On drill weekends, Sergeant Munro is an entirely different person. He steps out of his career field and draws upon his four years' experience as a Training Instructor at Lackland Air Force Base, he said.
"I'm not trying to introduce and welcome them to the Guard. I'm introducing them to what they can expect at Basic Military Training," Sergeant Munro said. This leaves other non-commissioned officers free to support student flight in more familiar roles of mentoring and integrating these newest Airmen into the wing.
NCOs are needed especially with introducing and reinforcing the new military ideas trainees need to learn: customs and courtesies, drill and ceremonies, and attention to detail, along with wing-specific information needed to help them better support and contribute to the wing. Sergeant Munro added, "There's a lot of memory work to do, like chain-of-command and rank recognition." A good NCO can help keep this information deluge from becoming overwhelming.
Maj. Tanya Lee, officer in charge of personnel and readiness, runs student flight. She said that student flight is the largest that it's ever been, with 18 trainees. "I'd love to have a sharp NCO, maybe a staff sergeant looking for responsibility, who can handle a high-maintenance job," Major Lee said. Preparing for each month's UTA would take a few days prior.

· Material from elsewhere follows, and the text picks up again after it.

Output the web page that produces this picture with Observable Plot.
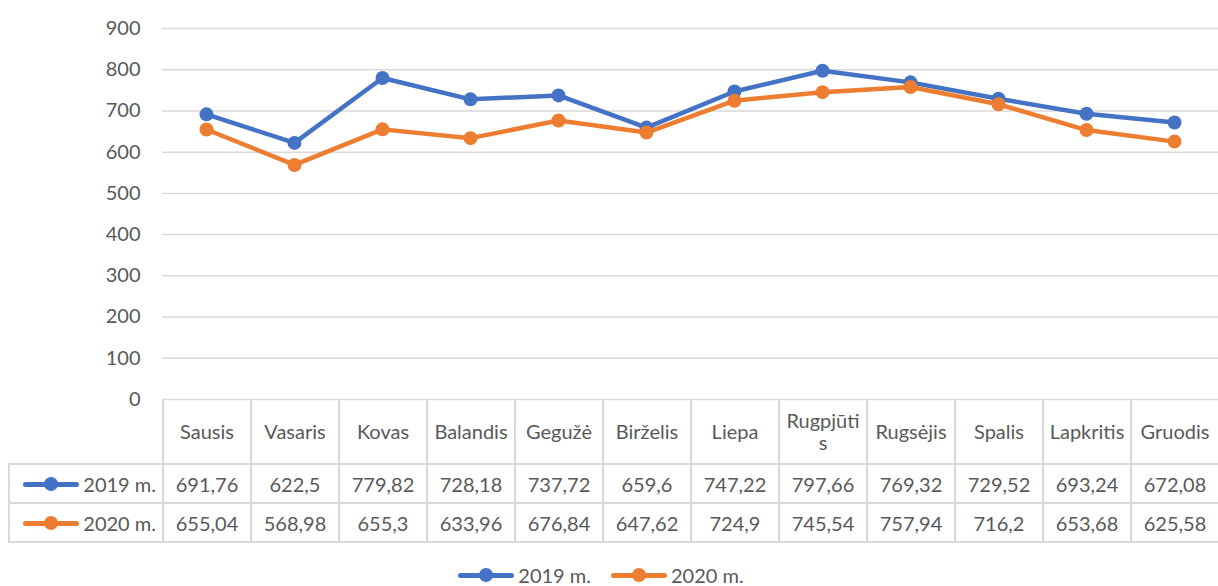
<!DOCTYPE html>
<html>
<head>
<meta charset="utf-8">
<script src="https://cdn.jsdelivr.net/npm/d3@7"></script>
<script src="https://cdn.jsdelivr.net/npm/@observablehq/plot@0.6"></script>
<style>
  html, body { margin: 0; padding: 0; background: #fff; }
  #wrap { position: relative; width: 1218px; height: 586px; font-family: Lato, "Open Sans", sans-serif; color: #595959; overflow: hidden; }
  #chart { position: absolute; left: 0; top: 0; }
  #tbl { position: absolute; left: 8px; top: 399px; border-collapse: collapse; table-layout: fixed; width: 1210px; font-size: 20px; color: #595959; }
  #tbl td { border: 2px solid #d9d9d9; text-align: center; padding: 0 5px; white-space: normal; word-break: break-all; line-height: 22px; }
  #tbl tr.head td { border-top: none; height: 64px; }
  #tbl tr.head td.corner { border-left: none; border-top: none; }
  #tbl tr.row td { height: 37px; }
  #tbl td.key { text-align: right; padding: 0 6px 0 6px; white-space: nowrap; }
  .sw { display: inline-block; position: relative; width: 56px; height: 5px; border-radius: 3px; vertical-align: middle; margin-right: 4px; top: -2px; }
  .sw::after { content: ""; position: absolute; left: 21px; top: -5px; width: 14px; height: 14px; border-radius: 50%; background: inherit; }
  #legend { position: absolute; top: 563px; left: -8px; width: 1218px; text-align: center; font-size: 20px; white-space: nowrap; }
  #legend span.item { display: inline-block; margin: 0 10px; }
</style>
</head>
<body>
<div id="wrap">
  <div id="chart"></div>
  <table id="tbl"></table>
  <div id="legend"></div>
</div>
<script>
const months = ["Sausis","Vasaris","Kovas","Balandis","Gegužė","Birželis","Liepa","Rugpjūtis","Rugsėjis","Spalis","Lapkritis","Gruodis"];
const seriesNames = ["2019 m.", "2020 m."];
const values2019 = [691.76, 622.5, 779.82, 728.18, 737.72, 659.6, 747.22, 797.66, 769.32, 729.52, 693.24, 672.08];
const values2020 = [655.04, 568.98, 655.3, 633.96, 676.84, 647.62, 724.9, 745.54, 757.94, 716.2, 653.68, 625.58];
const yTicks = [0, 100, 200, 300, 400, 500, 600, 700, 800, 900];
const colors = ["#4472C4", "#ED7D31"];

const seriesValues = [values2019, values2020];
const data = seriesNames.map((s, i) => months.map((m, j) => ({series: s, month: m, value: seriesValues[i][j]})));

const marks = [
  Plot.gridY(yTicks, {stroke: "#d9d9d9", strokeOpacity: 1, strokeWidth: 1.5}),
  Plot.axisY(yTicks, {tickSize: 0, tickPadding: 22, fontSize: 20, fill: "#595959", label: null, fontFamily: "Lato"})
];
data.forEach(d => {
  marks.push(Plot.line(d, {x: "month", y: "value", stroke: "series", strokeWidth: 4.5, strokeLinejoin: "round", strokeLinecap: "round"}));
  marks.push(Plot.dot(d, {x: "month", y: "value", fill: "series", r: 7, stroke: "none"}));
});

const chart = Plot.plot({
  width: 1218,
  height: 412,
  marginTop: 28,
  marginBottom: 13,
  marginLeft: 162,
  marginRight: 0,
  x: {type: "point", domain: months, padding: 0.5, axis: null},
  y: {domain: [0, 900], axis: null},
  color: {domain: seriesNames, range: colors},
  style: {fontFamily: "Lato", color: "#595959", overflow: "visible"},
  marks
});
document.getElementById("chart").appendChild(chart);

const fmt = v => String(v).replace(".", ",");
const tbl = d3.select("#tbl");
const cg = tbl.append("colgroup");
cg.append("col").style("width", "154px");
months.forEach(() => cg.append("col").style("width", "88px"));
const head = tbl.append("tr").attr("class", "head");
head.append("td").attr("class", "corner");
months.forEach(m => head.append("td").text(m));
seriesNames.forEach((s, i) => {
  const tr = tbl.append("tr").attr("class", "row");
  const k = tr.append("td").attr("class", "key");
  k.append("span").attr("class", "sw").style("background", colors[i]);
  k.append("span").text(s);
  seriesValues[i].forEach(v => tr.append("td").text(fmt(v)));
});

const lg = d3.select("#legend");
seriesNames.forEach((s, i) => {
  const it = lg.append("span").attr("class", "item");
  it.append("span").attr("class", "sw").style("background", colors[i]);
  it.append("span").text(s);
});
</script>
</body>
</html>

Currently, three or four NCOs volunteer some time on drill weekends, including Sergeant Munro, she said. Ideally, each unit would provide a subject-matter expert to provide a briefing or training.
Major Lee said that other student flight programs she's seen provided inspiration for what's being doing here. And, if you read this month's new "Ask a Trainee" section, you'll see that effort is very appreciated by the student flight.
"This is a great opportunity to learn and practice your skills as a leader," Sergeant Munro said. Whether full-time or traditional, officer or enlisted, you can help.
"If you graduated BMT only six months ago, you know what it's like today. With 19 years' experience, for example, you might have much broader military knowledge, but your BMT memories might be a bit hazy."